Abstract Supra-arcade downflows (SADs) are dark, teardrop-shaped features descending upon flare arcades. They are thought to be the results of magnetic reconnection, but the detailed formation mechanism of SADs and their relationship to flare energy release are still unclear. In this work, we explore the thermodynamical properties of SADs in the 2011 October 22 limb flare using the observations of the Solar Dynamics Observatory/Atmospheric Imaging Assembly and an improved Differential Emission Measure (DEM) technique. Different heating events around SADs are identified and the propagation speeds of plasma heating are calculated.
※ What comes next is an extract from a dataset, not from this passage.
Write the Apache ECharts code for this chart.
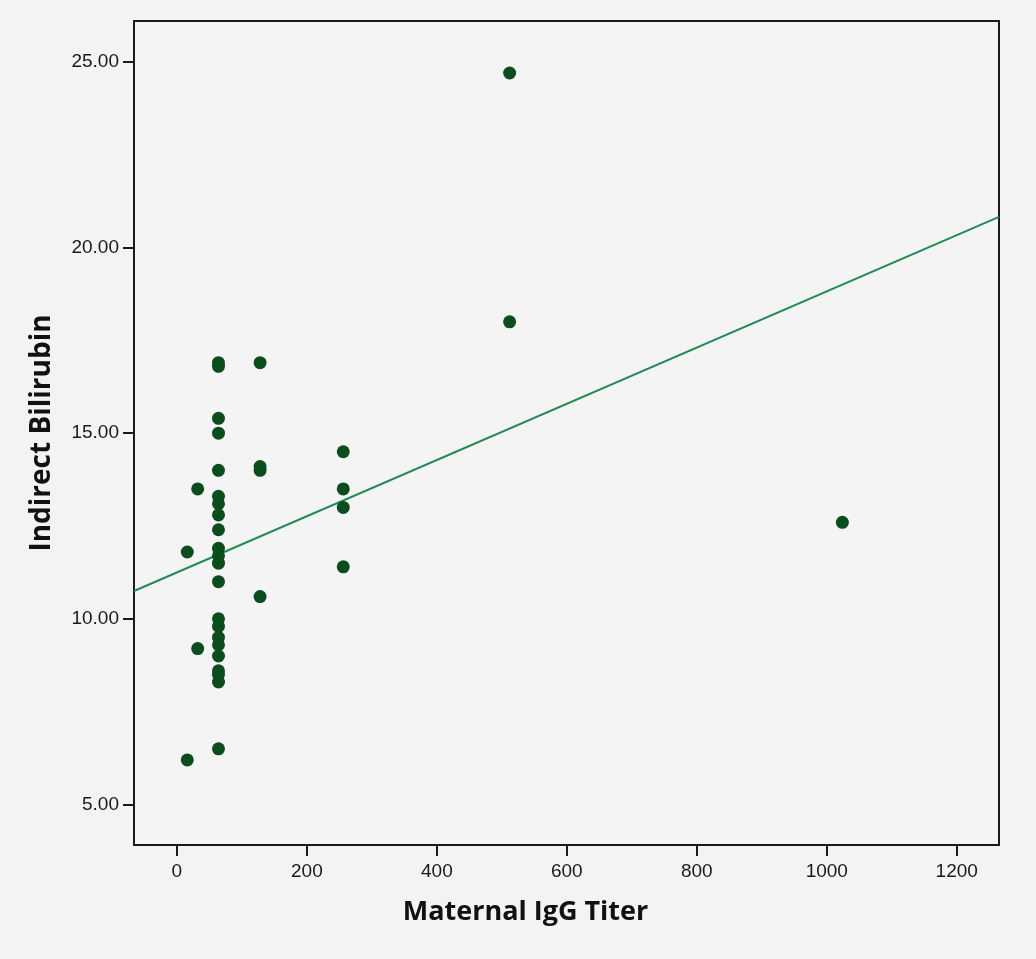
<!DOCTYPE html>
<html>
<head>
<meta charset="utf-8">
<script src="https://cdn.jsdelivr.net/npm/echarts@6/dist/echarts.min.js"></script>
<style>
  html, body { margin: 0; padding: 0; background: #f3f3f3; }
  #chart { width: 1036px; height: 959px; }
</style>
</head>
<body>
<div id="chart"></div>
<script>
// Maternal IgG titer (x) and the newborn's indirect bilirubin (y), one entry per case
const titers = [
  16, 16,
  32, 32,
  64, 64, 64, 64, 64, 64, 64, 64, 64, 64, 64, 64, 64, 64, 64, 64, 64, 64, 64, 64, 64, 64,
  128, 128, 128, 128,
  256, 256, 256, 256,
  512, 512,
  1024
];
const bilirubin = [
  11.8, 6.2,
  13.5, 9.2,
  16.9, 16.8, 15.4, 15.0, 14.0, 13.3, 13.1, 12.8, 12.4, 11.9, 11.7, 11.5, 11.0, 10.0, 9.8, 9.5, 9.3, 9.0, 8.6, 8.5, 8.3, 6.5,
  16.9, 14.1, 14.0, 10.6,
  14.5, 13.5, 13.0, 11.4,
  24.7, 18.0,
  12.6
];

// Linear fit line: intercept and slope
const fitIntercept = 11.25;
const fitSlope = 0.00757;

// Axis ranges and tick labels
const xRange = [-66, 1265];
const yRange = [3.91, 26.1];
const xTicks = [0, 200, 400, 600, 800, 1000, 1200];
const yTicks = [5, 10, 15, 20, 25];

const points = titers.map((t, i) => [t, bilirubin[i]]);
const fitLine = xRange.map(x => [x, fitIntercept + fitSlope * x]);

const chart = echarts.init(document.getElementById('chart'), null, { renderer: 'canvas' });

const labelFont = { fontFamily: 'Liberation Sans', fontSize: 19, color: '#1a1a1a' };
const nameFont = { fontFamily: 'Open Sans', fontWeight: 'bold', color: '#111' };

chart.setOption({
  backgroundColor: '#f3f3f3',
  animation: false,
  grid: { left: 134, top: 21, right: 37, bottom: 114, show: true, borderColor: '#1a1a1a', borderWidth: 2, backgroundColor: '#f4f4f4' },
  xAxis: {
    type: 'value',
    min: xRange[0],
    max: xRange[1],
    name: 'Maternal IgG Titer',
    nameLocation: 'middle',
    nameGap: 54,
    nameTextStyle: Object.assign({ fontSize: 27, padding: [0, 82, 0, 0] }, nameFont),
    axisLine: { show: true, onZero: false, lineStyle: { color: '#1a1a1a', width: 2 } },
    axisTick: { show: true, inside: false, length: 11, lineStyle: { color: '#1a1a1a', width: 2 }, customValues: xTicks },
    axisLabel: Object.assign({ margin: 17, customValues: xTicks, formatter: v => String(v) }, labelFont),
    splitLine: { show: false }
  },
  yAxis: {
    type: 'value',
    min: yRange[0],
    max: yRange[1],
    name: 'Indirect Bilirubin',
    nameLocation: 'middle',
    nameGap: 78,
    nameRotate: 90,
    nameTextStyle: Object.assign({ fontSize: 28 }, nameFont),
    axisLine: { show: true, onZero: false, lineStyle: { color: '#1a1a1a', width: 2 } },
    axisTick: { show: true, inside: false, length: 11, lineStyle: { color: '#1a1a1a', width: 2 }, customValues: yTicks },
    axisLabel: Object.assign({ margin: 15, customValues: yTicks, formatter: v => v.toFixed(2) }, labelFont),
    splitLine: { show: false }
  },
  series: [
    {
      type: 'line',
      data: fitLine,
      symbol: 'none',
      lineStyle: { color: '#218a55', width: 2 },
      silent: true,
      z: 2
    },
    {
      type: 'scatter',
      data: points,
      symbol: 'circle',
      symbolSize: 13,
      itemStyle: { color: '#0b4d1c', opacity: 1 },
      z: 3
    }
  ]
});
</script>
</body>
</html>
The first heating event starts with the increase of the emission measure at temperatures higher than 5 MK, about 2.8 minutes before the arrival of the first studied SAD. Its propagation speed is about 140 km s−1, a little faster than the speed of the SAD. However, the other two events have fast propagation speeds more than 700 km s−1. We suspect that the first heating event can be explained by adiabatic compression, but the others may have different causes. Besides, we observed that SADs can push away their surrounding spikes. The formation of SADs is further explained on the basis of patchy and bursty magnetic reconnection that reconnection outflows may push away surrounding plasma and leave dark lanes behind them. The reliability of the DEM results, heating and cooling mechanisms, and other SAD explanations are discussed.